My birds who had been shunning the feeder all day were back within a couple of hours of the arrival of the new suet cakes. I saw the usual suspects: juncos, sparrows, chickadees, tufted titmouse. We also get quite a few nuthatches, both the regular kind and the smaller rose breasted. The real treat at the birdfeeder is the number of woodpeckers. We probably have so many because of all the evergreen trees. Within an hour or so of hanging the new suet cakes, I was watching downy, hairy, and red throated woodpeckers hopping around on the tree and then taking their turns getting suet.

This surely is a wonderful place to watch birds. There are both hardwood and evergreen stands and hayfields all around the house, so we get an impressive cast of characters from three distinct habitats. On top of that, the pond draws a great variety of really interesting waterfowl. In the summer, I see great blue herons hunting fish around the edge of the pond. A green heron visits sometimes, and a miserable flock of migrating snipes holed up here for a few weeks during the bad cold weather last spring. As for ducks, just in the last month, I've seen wood ducks, mallards, a hooded merganser, and a golden eye on the pond before it iced over.

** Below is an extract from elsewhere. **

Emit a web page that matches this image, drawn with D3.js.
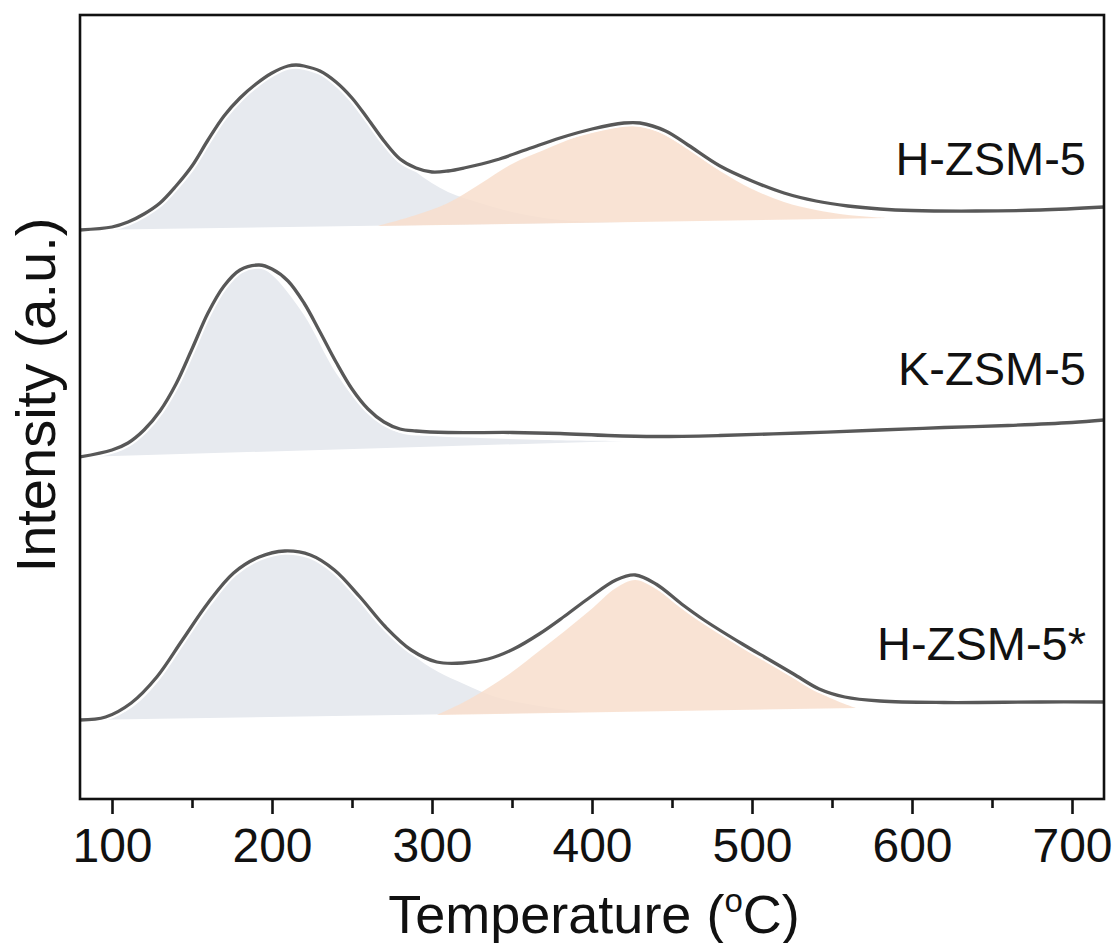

Just a quick note about suet. I usually don't advocate buying anything! But for suet feeding, really, just go out and buy a wire suet cake holder. Something cobbled up at home or one of those new plastic onion bags are just dangerous for the birds. And hang that suet as high as you can! Bears and critters will be very intersted in it, of course, but the worst problem I ever had with animals and suet was when my bad dogs got the feeder by climbing up and bush and bouncing off a tree trunk to drag the feeder down. They ate the suet and broke up the feeder to the point I had to throw it out. Wild animals might happen by the feeder by accident, but a determined hungry, dog who knows just where it is can do a lot of damage!